Se hacían por tanto ciertas las suposiciones, ya advertidas en el Evangelio de San Pedro de que el primero en morir de los tres crucificados sería el buen ladrón a quien los soldados quebraron las piernas en venganza por haberlos apostrofado y afeado su conducta con Jesús. Otras leyendas fabulosas cuentan un encuentro del niño Jesús camino de Egipto con los ladrones; en tal circunstancia, el ladrón bueno, llamado Tito, deja escapar sin daño a la Sagrada Familia por lo que Jesús profetiza que le crucificarán a su lado y que le precederá en el Paraíso. Este mismo tema de Jesús niño, que en cierto modo prevé los episodios de su Pasión, fue difundido y extendido a través del mundo cristiano por los franciscanos, propagadores también de las imágenes del niño Jesús y de devociones como la del Via crucis o Calvario. Desde el siglo XV la imagen de Jesús niño (dormido, despierto, bendiciendo, etc.) al que de forma simbólica se le añadían los símbolos de la Pasión, comenzó a hacerse popular, si bien sería el Barroco el período en que la iconografía se enriquecería –merced a la difusión que los citados franciscanos hicieron de tal devoción- llegando a ser casi agobiante la simbología. Algunas imágenes populares antiguas muestran a un Jesús niño (incluso anteriores a la imagen del niño Jesús de Praga del siglo XVII) bendiciendo con la mano derecha y sosteniendo el mundo en la izquierda. Sobre su túnica se dibujan ya todos los símbolos de su futuro padecimiento: la cruz, la corona de espinas, los clavos, los látigos de la flagelación, la lanza, la esponja con vinagre, los dados que usaron los soldados para sortear sus vestiduras, el martillo, las tenazas, la escalera, la columna, la mano haciendo la higa (o sea insultando), el gallo de San Pedro, etc.

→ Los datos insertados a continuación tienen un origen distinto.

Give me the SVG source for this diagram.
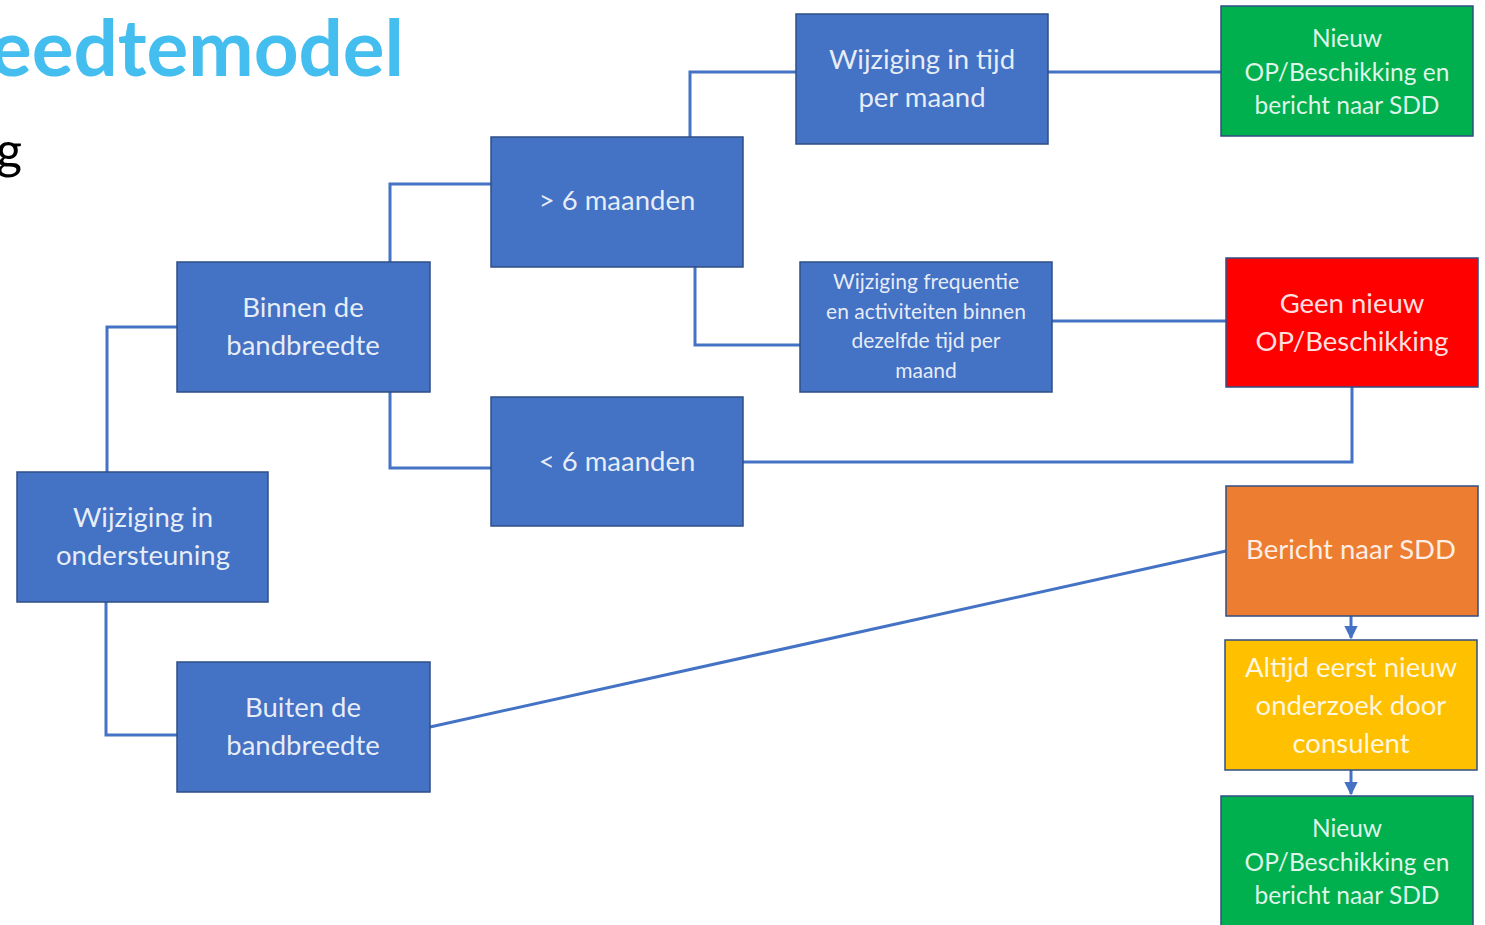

Durante la Cuaresma tenían lugar, en casi toda España, los "calvarios" o Via Crucis, ejercicios piadosos divididos en catorce estaciones, cantadas o rezadas, que se iban recorriendo dentro del templo o, si el tiempo no lo impedía, a lo largo del camino jalonado de cruces de piedra que separaba la iglesia del cementerio, ermita o humilladero cercanos a la localidad.
La tercera semana de Cuaresma se comenzaba a "cumplir con la Iglesia", yendo todos los feligreses a confesar y, sobre todo los mozos y mozas, a ser examinados de sus conocimientos de "doctrina" por el cura párroco. La Iglesia se ocupó desde siempre (públicamente a través de las "misiones" y particularmente por medio de las "cartillas") de instruir a sus hijos en el conocimiento de las bases sobre las que estaba asentada la fe cristiana.